Friday, September 9, 2011

KEIRA KNIGHTLEY, ANTONIO BANDERAS - THE SKIN I LIVE IN

Toronto Film Festival Day 2: Antonio Banderas gets the kinks out in `The Skin I Live In"

Published: Friday, September 09, 2011, 8:09 PM Updated: Friday, September 09, 2011, 8:38 PM
How do you keep awake in Toronto with up to 16 hours of screenings a day – plus Tweets, blog posts, and grab-your-notebook-and-get-a-quote parties to cover before you go to sleep?
Well, you could try starting the morning with two quick cups of black coffee and a Jason Statham action picture, and then follow with a large Coke and back-to-back efforts by two of cinema’s best, and most sexually outrageous directors.
That was what Friday served up, anyway, starting with “Killer Elite,” which isn’t a remake of the old Sam Peckinpah “The Killer Elite,” but instead a brand-new testosterone fest with Statham, Robert De Niro and Clive Owen throwing punches and firing assault weapons.
As a double-crossing spy thriller, it’s more confused than intricate.

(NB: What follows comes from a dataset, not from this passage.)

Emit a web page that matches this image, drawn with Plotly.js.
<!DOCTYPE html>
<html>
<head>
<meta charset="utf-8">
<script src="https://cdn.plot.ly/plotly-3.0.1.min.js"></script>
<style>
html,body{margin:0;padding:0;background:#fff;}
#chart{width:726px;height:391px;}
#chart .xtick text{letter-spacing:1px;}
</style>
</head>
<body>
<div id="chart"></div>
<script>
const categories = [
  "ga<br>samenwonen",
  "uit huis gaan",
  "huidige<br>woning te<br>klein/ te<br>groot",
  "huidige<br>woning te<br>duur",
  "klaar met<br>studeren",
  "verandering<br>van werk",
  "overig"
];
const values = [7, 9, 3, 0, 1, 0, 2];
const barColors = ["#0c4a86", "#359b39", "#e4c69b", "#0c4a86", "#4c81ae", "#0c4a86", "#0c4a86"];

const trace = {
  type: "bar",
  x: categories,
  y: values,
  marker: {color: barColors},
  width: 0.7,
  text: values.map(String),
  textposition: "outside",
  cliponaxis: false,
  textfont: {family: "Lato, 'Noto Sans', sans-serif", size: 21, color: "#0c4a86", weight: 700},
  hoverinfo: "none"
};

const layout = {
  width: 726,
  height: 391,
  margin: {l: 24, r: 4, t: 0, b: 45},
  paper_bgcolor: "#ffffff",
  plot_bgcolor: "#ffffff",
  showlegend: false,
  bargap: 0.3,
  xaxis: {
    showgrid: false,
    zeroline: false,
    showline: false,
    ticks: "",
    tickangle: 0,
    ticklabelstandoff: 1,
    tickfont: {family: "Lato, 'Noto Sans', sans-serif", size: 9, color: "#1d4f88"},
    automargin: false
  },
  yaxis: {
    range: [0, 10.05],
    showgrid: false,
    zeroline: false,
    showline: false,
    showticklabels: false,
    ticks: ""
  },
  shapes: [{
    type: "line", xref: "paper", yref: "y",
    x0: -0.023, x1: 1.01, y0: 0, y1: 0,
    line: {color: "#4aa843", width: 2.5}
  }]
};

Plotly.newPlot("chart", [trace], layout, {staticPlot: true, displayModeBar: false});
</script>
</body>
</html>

But the action scenes are cleanly shot – including one terrifically wild three-way bout among a man with a gun, a man in handcuffs, and a man tied to a chair. And it certainly helped wake me up.
Good thing, because I needed to have my wits about me, as coming up was a double feature of Pedro Almodovar and David Cronenberg.
Almodovar’s film, “The Skin We Live In,” may be his best – and his most feverish – since “Talk to Her” in 2002. It’s a wild mix of style, surrealism, melodrama, Gothic horror and transgressive sexuality – and it reunites him with one of his great, early stars, Antonio Banderas.
What film lover could ask for anything more?
The story stars Banderas as a mad plastic surgeon who, years after his wife was horribly scarred in a car crash, conducts secret experiments at his sprawling estate. (By which point fans of classic horror are already thinking of “Eyes Without a Face” – the elegant 1960 French film released in a butchered version in America as “The Horror Chamber of Dr. Faustus.”)
But there’s more to this mix – including a dose of Italian master Mario Bava, a bit of Hitchcock’s “Vertigo” and touches of fine art, including visual quotes from artists as disparate as Louise Bourgeois and Goya.
And then, as the story deepens (and sickens) there’s that elusive, illusive touch that makes it pure Almodovar – the fascination with twin narratives and mirrored characters, the devotion to strong woman and admiration of female survival, the truly subversive approach to sex, gender and love.
Before the summer started, I saw Banderas at a preview party for the upcoming “Puss in Boots” and asked him about the Almodovar project. He smiled wickedly. “We’re going to mess with a lot of people’s minds,” he said.
keira-knightley-toronto-a-dangerous-method.jpgKeira Knightley is both patient and therapist in "A Dangerous Method"
He was absolutely right. So consider yourself warned – or, depending on your taste, about to be delighted.
Oddly, Cronenberg’s “A Dangerous Method” didn’t mess with my mind at all – despite its subject (abnormal psychology) and its director (whose films, from “Videodrome” through the original “Crash,” remain some of our era’s most disturbing).
And that was disappointing, especially when you consider we’re dealing with medicine and science (never shown to great advantage in Cronenberg films) and have Viggo Mortensen on hand (who burned his way through the director’s “Eastern Promises” and “A History of Violence”).
Yet Cronenberg’s subject – the split between Sigmund Freud and Carl Jung, and the influential theories of patient-turned-psychiatrist Sabine Spielrein – never becomes truly involving. And Cronenberg’s style – deep-focus, rigidly composed shots of people talking and riding around in carriages – has a “Masterpiece Theatre” fustiness.
Mortensen is surprisingly good as Freud, and Michael Fassbender is decent as Jung (it’s not his fault that, in glasses and little moustache, he looks like a Michael Palin character from “Monty Python”). And Keira Knightley shows a nearly pornographic abandon in her bedroom scenes as Spielrein (although in the rest of the film she simply goes too quickly from raving lunatic to merely troubled neurotic).
But despite all the frank sex talk and naughty bedroom play, the whole thing seems weirdly tame.
Yes, it’s got lovely period details, and some great acting (Vincent Cassell has a wicked turn as a purely guiltless satyr). The story proceeds in neat, chronological order and even ends with a few title cards, to let us know what happened to whom. It’s possibly the most accessible movie David Cronenberg’s made in years.
But I don’t want him to be accessible. I want him to be daring. And more than 30 years into his career, Almodovar still is.